Short task: All the data below goes into the copy word for word, but the pictures don't.

Source data:

------------------------------------------------

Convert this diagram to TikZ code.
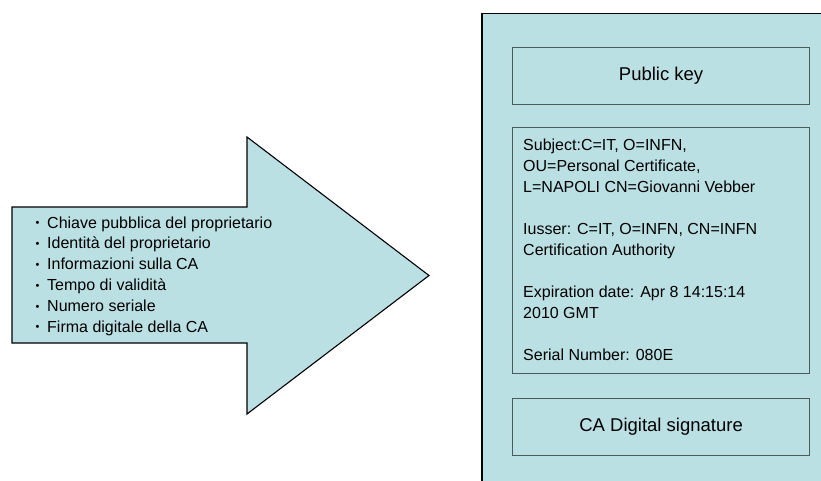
\documentclass[tikz,border=0pt]{standalone}
\usepackage{fontspec}
\setmainfont{Liberation Sans}
\definecolor{certfill}{RGB}{187,224,228}
\definecolor{boxline}{RGB}{72,92,96}
\begin{document}
\begin{tikzpicture}[x=1pt,y=-1pt,
  shape outline/.style={draw=black,line width=1.1pt,fill=certfill},
  fieldbox/.style={draw=boxline,line width=1.2pt},
  listline/.style={anchor=base west,inner sep=0pt,font=\fontsize{16}{20}\selectfont},
  certline/.style={anchor=base west,inner sep=0pt,font=\fontsize{16}{20}\selectfont},
  boxtitle/.style={inner sep=0pt,font=\fontsize{18.5}{22}\selectfont}]
\useasboundingbox (0,0) rectangle (821,480);
% block arrow carrying the certificate contents
\draw[shape outline] (12,207) -- (247,207) -- (247,137) -- (429,275.5)
  -- (247,414) -- (247,343) -- (12,343) -- cycle;
\foreach \n/\y/\t in {1/228/{Chiave pubblica del proprietario},
                       2/248.8/{Identità del proprietario},
                       3/269.6/{Informazioni sulla CA},
                       4/290.4/{Tempo di validità},
                       5/311.2/{Numero seriale},
                       6/332/{Firma digitale della CA}}{
  \node[listline] (b\n) at (35.5,\y) {\fontsize{11}{11}\selectfont\raisebox{1.2pt}{•}};
  \node[listline] (l\n) at (47,\y) {\t};
}
% certificate panel (runs past the page edges)
\draw[shape outline] (482,13.5) rectangle (840,500);
\node[fieldbox,minimum width=297pt,minimum height=57pt,anchor=north west,
      boxtitle] (pk) at (512,47) {Public key};
\node[fieldbox,minimum width=297pt,minimum height=246pt,anchor=north west]
      (info) at (512,127) {};
\node[fieldbox,minimum width=297pt,minimum height=57pt,anchor=north west,
      boxtitle] (sig) at (512,398) {CA Digital signature};
\foreach \n/\y/\t in {1/150/{Subject:C=IT, O=INFN,},
                       2/171/{OU=Personal Certificate,},
                       3/192/{L=NAPOLI CN=Giovanni Vebber},
                       4/234/{Iusser: C=IT, O=INFN, CN=INFN},
                       5/255/{Certification Authority},
                       6/297/{Expiration date: Apr 8 14:15:14},
                       7/318/{2010 GMT},
                       8/360/{Serial Number: 080E}}{
  \node[certline] (c\n) at (523,\y) {\t};
}
\end{tikzpicture}
\end{document}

------------------------------------------------

Full answer:
Convert this diagram to TikZ code.
\documentclass[tikz,border=0pt]{standalone}
\usepackage{fontspec}
\setmainfont{Liberation Sans}
\definecolor{certfill}{RGB}{187,224,228}
\definecolor{boxline}{RGB}{72,92,96}
\begin{document}
\begin{tikzpicture}[x=1pt,y=-1pt,
  shape outline/.style={draw=black,line width=1.1pt,fill=certfill},
  fieldbox/.style={draw=boxline,line width=1.2pt},
  listline/.style={anchor=base west,inner sep=0pt,font=\fontsize{16}{20}\selectfont},
  certline/.style={anchor=base west,inner sep=0pt,font=\fontsize{16}{20}\selectfont},
  boxtitle/.style={inner sep=0pt,font=\fontsize{18.5}{22}\selectfont}]
\useasboundingbox (0,0) rectangle (821,480);
% block arrow carrying the certificate contents
\draw[shape outline] (12,207) -- (247,207) -- (247,137) -- (429,275.5)
  -- (247,414) -- (247,343) -- (12,343) -- cycle;
\foreach \n/\y/\t in {1/228/{Chiave pubblica del proprietario},
                       2/248.8/{Identità del proprietario},
                       3/269.6/{Informazioni sulla CA},
                       4/290.4/{Tempo di validità},
                       5/311.2/{Numero seriale},
                       6/332/{Firma digitale della CA}}{
  \node[listline] (b\n) at (35.5,\y) {\fontsize{11}{11}\selectfont\raisebox{1.2pt}{•}};
  \node[listline] (l\n) at (47,\y) {\t};
}
% certificate panel (runs past the page edges)
\draw[shape outline] (482,13.5) rectangle (840,500);
\node[fieldbox,minimum width=297pt,minimum height=57pt,anchor=north west,
      boxtitle] (pk) at (512,47) {Public key};
\node[fieldbox,minimum width=297pt,minimum height=246pt,anchor=north west]
      (info) at (512,127) {};
\node[fieldbox,minimum width=297pt,minimum height=57pt,anchor=north west,
      boxtitle] (sig) at (512,398) {CA Digital signature};
\foreach \n/\y/\t in {1/150/{Subject:C=IT, O=INFN,},
                       2/171/{OU=Personal Certificate,},
                       3/192/{L=NAPOLI CN=Giovanni Vebber},
                       4/234/{Iusser: C=IT, O=INFN, CN=INFN},
                       5/255/{Certification Authority},
                       6/297/{Expiration date: Apr 8 14:15:14},
                       7/318/{2010 GMT},
                       8/360/{Serial Number: 080E}}{
  \node[certline] (c\n) at (523,\y) {\t};
}
\end{tikzpicture}
\end{document}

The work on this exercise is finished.